**TASK OBJECTIVE**:
Below are some records. Copy every line in them that holds "React".

[Extracted data entries]
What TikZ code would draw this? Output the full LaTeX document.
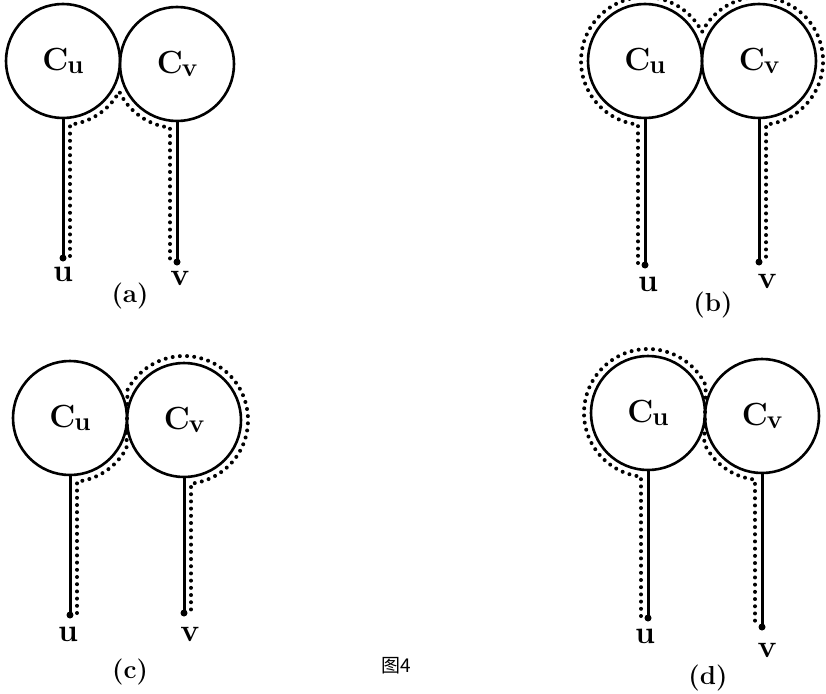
\documentclass[tikz,border=0pt]{standalone}
\usepackage{fontspec}
\newfontfamily\cjk{Noto Sans CJK SC}
\usetikzlibrary{calc}
\newcommand{\cname}[1]{{\fontsize{32}{34}\selectfont\bfseries C}\kern-1pt\raisebox{-3pt}{\fontsize{26}{28}\selectfont\bfseries #1}}
\begin{document}
\begin{tikzpicture}[x=1pt,y=-1pt,
  ring/.style={circle,draw,line width=2.6pt,minimum size=114pt,inner sep=0pt},
  stem/.style={line width=3pt},
  dots/.style={line width=4pt,dash pattern=on 0pt off 7.2pt,line cap=round},
  enddot/.style={circle,fill,inner sep=0pt,minimum size=7pt},
  lbl/.style={font=\fontsize{32}{34}\selectfont\bfseries},
  panelcap/.style={font=\fontsize{26}{28}\selectfont\bfseries}]
\useasboundingbox (0,0) rectangle (826,693);
% ---------- (a)
\coordinate (acuc) at (63,61); \coordinate (acvc) at (177,64);
\node[ring] (acu) at (acuc) {\cname{u}};
\node[ring] (acv) at (acvc) {\cname{v}};
\node[enddot] (au) at (63,258) {};
\node[enddot] (av) at (177,262) {};
\draw[stem] (acu.south) -- (au.center);
\draw[stem] (acv.south) -- (av.center);
\node[lbl] (alu) at (63,274) {u};
\node[lbl] (alv) at (180,278) {v};
\node[panelcap] (acap) at (130,296) {(a)};
\draw[dots] (70,256) -- ($(acuc)+(83.7:64)$) arc[start angle=83.7,end angle=28.5,radius=64]
  arc[start angle=154.5,end angle=96.3,radius=64] -- (170,260);
% ---------- (b)
\coordinate (bcuc) at (645,61); \coordinate (bcvc) at (759,61);
\node[ring] (bcu) at (bcuc) {\cname{u}};
\node[ring] (bcv) at (bcvc) {\cname{v}};
\node[enddot] (bu) at (645,265) {};
\node[enddot] (bv) at (759,262) {};
\draw[stem] (bcu.south) -- (bu.center);
\draw[stem] (bcv.south) -- (bv.center);
\node[lbl] (blu) at (648,284) {u};
\node[lbl] (blv) at (767,281) {v};
\node[panelcap] (bcap) at (713,305) {(b)};
\draw[dots] (638,263) -- ($(bcuc)+(96.3:64)$) arc[start angle=96.3,end angle=333,radius=64]
  arc[start angle=207,end angle=443.7,radius=64] -- (766,260);
% ---------- (c)
\coordinate (ccuc) at (70,418); \coordinate (ccvc) at (184,420);
\node[ring] (ccu) at (ccuc) {\cname{u}};
\node[ring] (ccv) at (ccvc) {\cname{v}};
\node[enddot] (cu) at (70,615) {};
\node[enddot] (cv) at (184,613) {};
\draw[stem] (ccu.south) -- (cu.center);
\draw[stem] (ccv.south) -- (cv.center);
\node[lbl] (clu) at (68,634) {u};
\node[lbl] (clv) at (190,634) {v};
\node[panelcap] (ccap) at (130,672) {(c)};
\draw[dots] (77,613) -- ($(ccuc)+(83.7:64)$) arc[start angle=83.7,end angle=28,radius=64]
  -- ($(ccvc)+(208:64)$) arc[start angle=208,end angle=443.7,radius=64] -- (191,611);
% ---------- (d)
\coordinate (dcuc) at (648,413); \coordinate (dcvc) at (762,416);
\node[ring] (dcu) at (dcuc) {\cname{u}};
\node[ring] (dcv) at (dcvc) {\cname{v}};
\node[enddot] (du) at (648,618) {};
\node[enddot] (dv) at (762,627) {};
\draw[stem] (dcu.south) -- (du.center);
\draw[stem] (dcv.south) -- (dv.center);
\node[lbl] (dlu) at (645,636) {u};
\node[lbl] (dlv) at (767,650) {v};
\node[panelcap] (dcap) at (708,678) {(d)};
\draw[dots] (641,616) -- ($(dcuc)+(96.3:64)$) arc[start angle=96.3,end angle=334.5,radius=64]
  -- ($(dcvc)+(154.5:64)$) arc[start angle=154.5,end angle=96.3,radius=64] -- (755,625);
% ---------- caption
\node[font=\fontsize{19}{21}\selectfont] (fig) at (396,666) {{\cjk 图4}};
\end{tikzpicture}
\end{document}
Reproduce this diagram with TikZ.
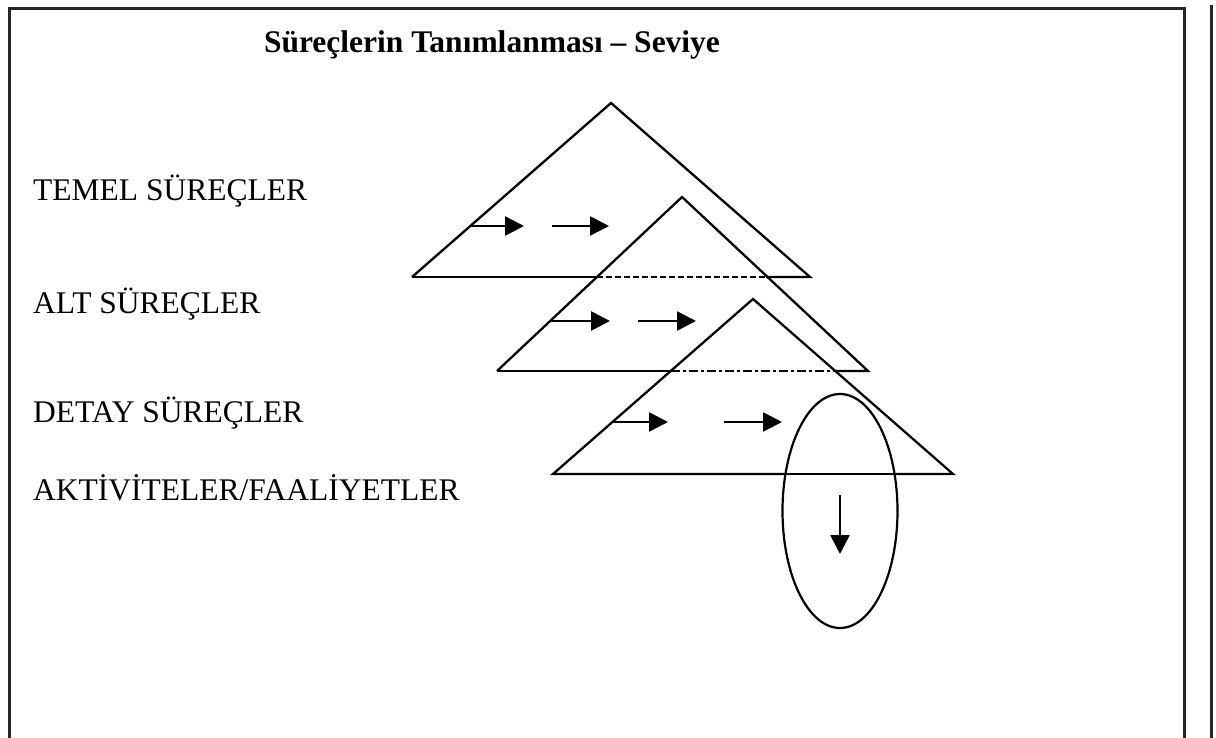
\documentclass[tikz,border=0pt]{standalone}
\usepackage{fontspec}
\setmainfont{Liberation Serif}
\usetikzlibrary{arrows.meta,shapes.geometric}
\begin{document}
\begin{tikzpicture}[x=1pt,y=-1pt,
  tri/.style={line width=2.3pt,line join=miter},
  flow/.style={line width=2.6pt,-{Triangle[length=19pt,width=19pt]}},
  lbl/.style={anchor=base west,inner sep=0pt,font=\fontsize{31.5}{36}\selectfont},
  frame/.style={line width=3pt,draw=black!85}]
\useasboundingbox (0,0) rectangle (1216,737);
% frame
\coordinate (f1) at (9,738);
\coordinate (f2) at (9,8);
\coordinate (f3) at (1184,8);
\coordinate (f4) at (1184,738);
\draw[frame] (f1) -- (f2) -- (f3) -- (f4);
\coordinate (g1) at (1211,5);
\coordinate (g2) at (1211,738);
\draw[frame] (g1) -- (g2);
% title
\node[anchor=base,inner sep=0pt,font=\fontsize{31.5}{36}\selectfont\bfseries] (title) at (492,52) {Süreçlerin Tanımlanması – Seviye};
% labels
\node[lbl] (l1) at (33,200) {TEMEL SÜREÇLER};
\node[lbl] (l2) at (33,313) {ALT SÜREÇLER};
\node[lbl] (l3) at (33,422) {DETAY SÜREÇLER};
\node[lbl] (l4) at (33,500) {AKTİVİTELER/FAALİYETLER};
% triangle 1
\coordinate (a1) at (611,103);
\coordinate (b1l) at (412,277);
\coordinate (b1r) at (810,277);
\coordinate (d1l) at (597,277);
\coordinate (d1r) at (766,277);
\draw[tri] (b1l) -- (a1) -- (b1r) -- (d1r);
\draw[tri] (d1l) -- (b1l);
\draw[line width=1.4pt,dash pattern=on 6pt off 3pt] (d1l) -- (d1r);
% triangle 2
\coordinate (a2) at (682,197);
\coordinate (b2l) at (497,371);
\coordinate (b2r) at (868,371);
\coordinate (d2l) at (671,371);
\coordinate (d2r) at (835,371);
\draw[tri] (b2l) -- (a2) -- (b2r) -- (d2r);
\draw[tri] (d2l) -- (b2l);
\draw[line width=1.4pt,dash pattern=on 9pt off 3pt on 3pt off 3pt] (d2l) -- (d2r);
% triangle 3
\coordinate (a3) at (753,299);
\coordinate (b3l) at (553,474);
\coordinate (b3r) at (953,474);
\coordinate (e3l) at (784,474);
\coordinate (e3r) at (896,474);
\draw[tri] (e3l) -- (b3l) -- (a3) -- (b3r) -- (e3r);
\draw[line width=1.4pt] (e3l) -- (e3r);
% ellipse
\node[draw,ellipse,line width=2.2pt,minimum width=115pt,minimum height=234pt,inner sep=0pt] (ell) at (840,511) {};
% arrows
\coordinate (p11) at (469,226); \coordinate (q11) at (524,226);
\coordinate (p12) at (552,226); \coordinate (q12) at (609,226);
\coordinate (p21) at (551,321); \coordinate (q21) at (610,321);
\coordinate (p22) at (638,321); \coordinate (q22) at (696,321);
\coordinate (p31) at (612,422); \coordinate (q31) at (668,422);
\coordinate (p32) at (724,422); \coordinate (q32) at (782,422);
\coordinate (pd) at (840,495); \coordinate (qd) at (840,554);
\draw[flow] (p11) -- (q11);
\draw[flow] (p12) -- (q12);
\draw[flow] (p21) -- (q21);
\draw[flow] (p22) -- (q22);
\draw[flow] (p31) -- (q31);
\draw[flow] (p32) -- (q32);
\draw[flow] (pd) -- (qd);
\end{tikzpicture}
\end{document}
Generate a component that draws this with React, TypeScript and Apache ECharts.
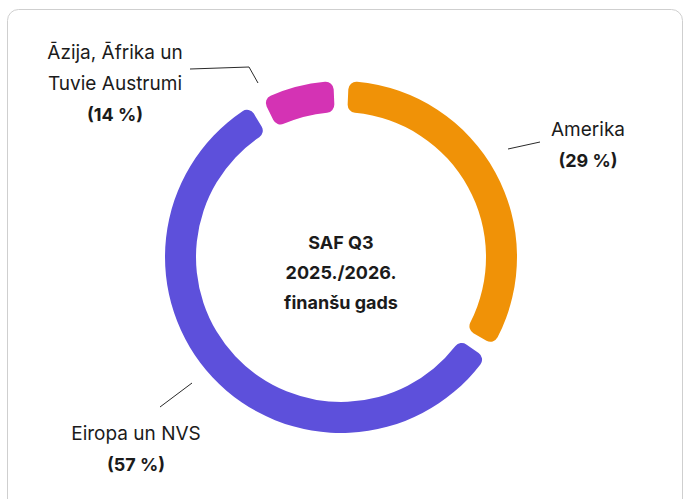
import React, { useEffect, useRef } from "react";
import * as echarts from "echarts";

// Regions, clockwise from the top
const categories = ["Amerika", "Eiropa un NVS", "Āzija, Āfrika un\nTuvie Austrumi"];
// Share of the ring each arc covers (in % of the circle)
const arcShares = [34, 58, 8];
// Percentages printed in the labels
const labelPercents = [29, 57, 14];
const colors = ["#F09207", "#5D50DB", "#D433B4"];
const centerLines = ["SAF Q3", "2025./2026.", "finanšu gads"];

export default function App() {
  const ref = useRef<HTMLDivElement>(null);

  useEffect(() => {
    if (!ref.current) return;
    const chart = echarts.init(ref.current, null, { renderer: "svg" });

    const labelPlaces: Record<number, { x: number; y: number; line: number[][] }> = {
      0: { x: 588, y: 145, line: [[508, 149], [524, 145.5], [540, 142]] },
      1: { x: 136, y: 449, line: [[192, 383], [176, 395], [160, 407]] },
      2: { x: 115, y: 83.5, line: [[258, 83], [249, 67], [190, 69]] },
    };

    chart.setOption({
      animation: false,
      backgroundColor: "#ffffff",
      graphic: [
        {
          type: "rect",
          z: -10,
          shape: { x: 7.5, y: 9.5, width: 675, height: 530, r: 11 },
          style: { fill: "#ffffff", stroke: "#cfcfcf", lineWidth: 1 },
        },
        {
          type: "text",
          x: 341,
          y: 272.5,
          style: {
            text: centerLines.join("\n"),
            fontFamily: "Inter",
            fontSize: 18,
            fontWeight: "bold",
            fill: "#1b1b1b",
            align: "center",
            verticalAlign: "middle",
            lineHeight: 30,
          },
        },
      ],
      series: [
        {
          type: "pie",
          center: [341, 257],
          radius: [145, 176],
          startAngle: 90,
          clockwise: true,
          padAngle: 5,
          avoidLabelOverlap: false,
          itemStyle: { borderRadius: 8 },
          data: categories.map((name, i) => ({
            name,
            value: arcShares[i],
            itemStyle: { color: colors[i] },
          })),
          label: {
            show: true,
            position: "outside",
            fontFamily: "Inter",
            color: "#1b1b1b",
            formatter: (p: any) => {
              const lines = String(p.name)
                .split("\n")
                .map((l: string) => `{name|${l}}`);
              return lines.join("\n") + `\n{pct|(${labelPercents[p.dataIndex]} %)}`;
            },
            rich: {
              name: {
                fontFamily: "Inter",
                fontSize: 19,
                color: "#1b1b1b",
                lineHeight: 31,
                align: "center",
              },
              pct: {
                fontFamily: "Inter",
                fontSize: 18,
                fontWeight: "bold",
                color: "#1b1b1b",
                lineHeight: 31,
                align: "center",
              },
            },
          },
          labelLine: {
            show: true,
            lineStyle: { color: "#2a2a2a", width: 1 },
          },
          labelLayout: (params: any) => {
            const p = labelPlaces[params.dataIndex];
            return {
              x: p.x,
              y: p.y,
              align: "center",
              verticalAlign: "middle",
              labelLinePoints: p.line,
            };
          },
        },
      ],
    });

    return () => chart.dispose();
  }, []);

  return (
    <div
      ref={ref}
      style={{ position: "fixed", left: 0, top: 0, width: 684, height: 499 }}
    />
  );
}
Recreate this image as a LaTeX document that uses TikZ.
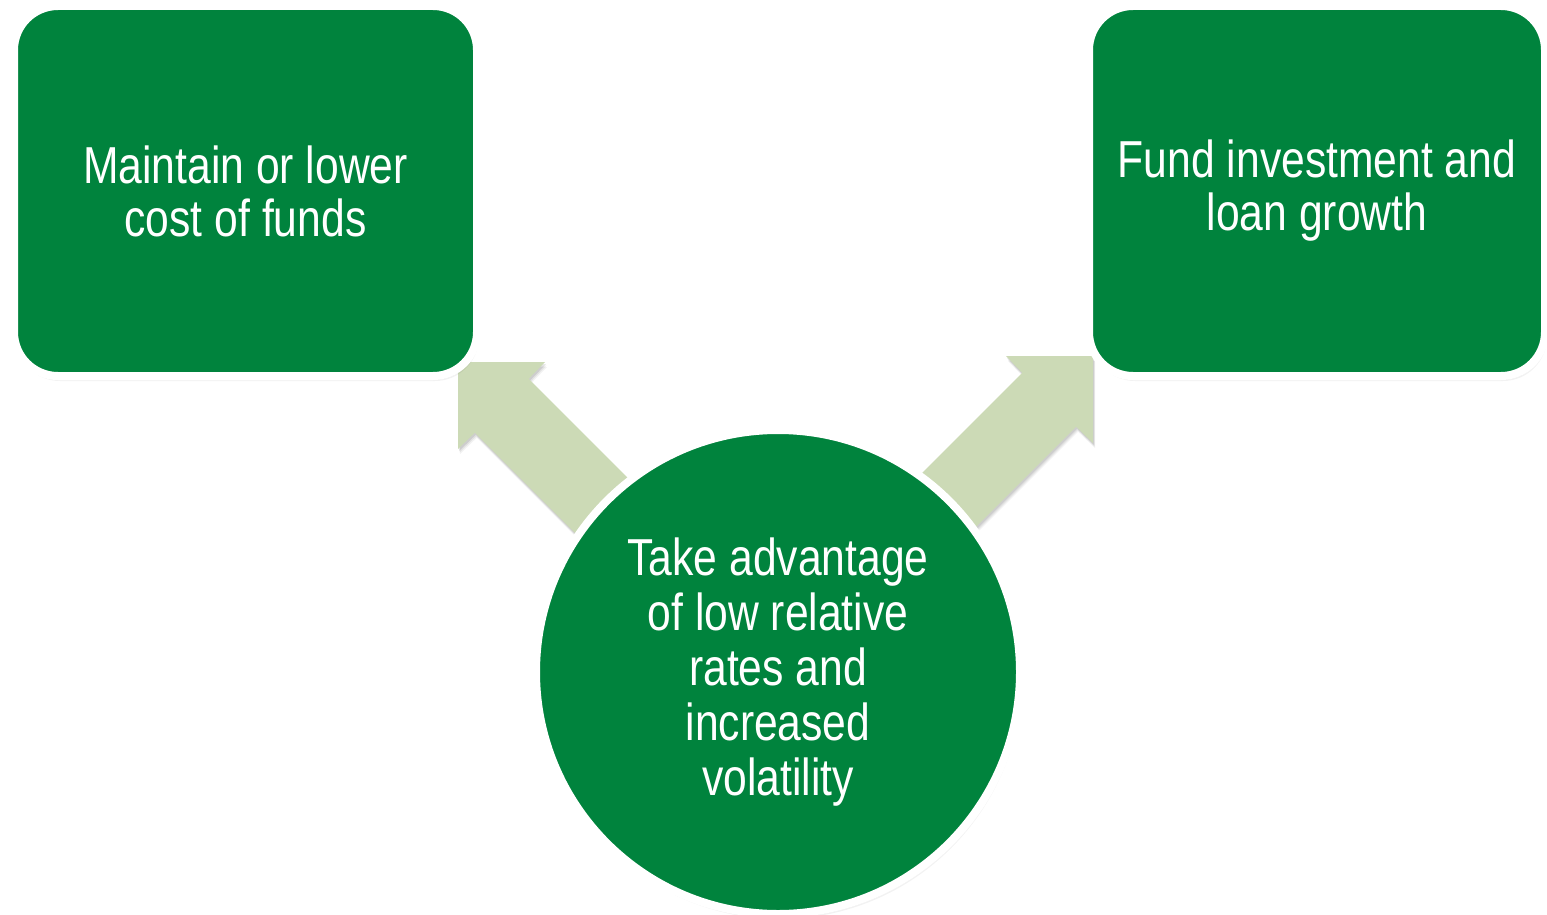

**FINAL RESULT**:
Generate a component that draws this with React, TypeScript and Apache ECharts.
import React, { useEffect, useRef } from "react";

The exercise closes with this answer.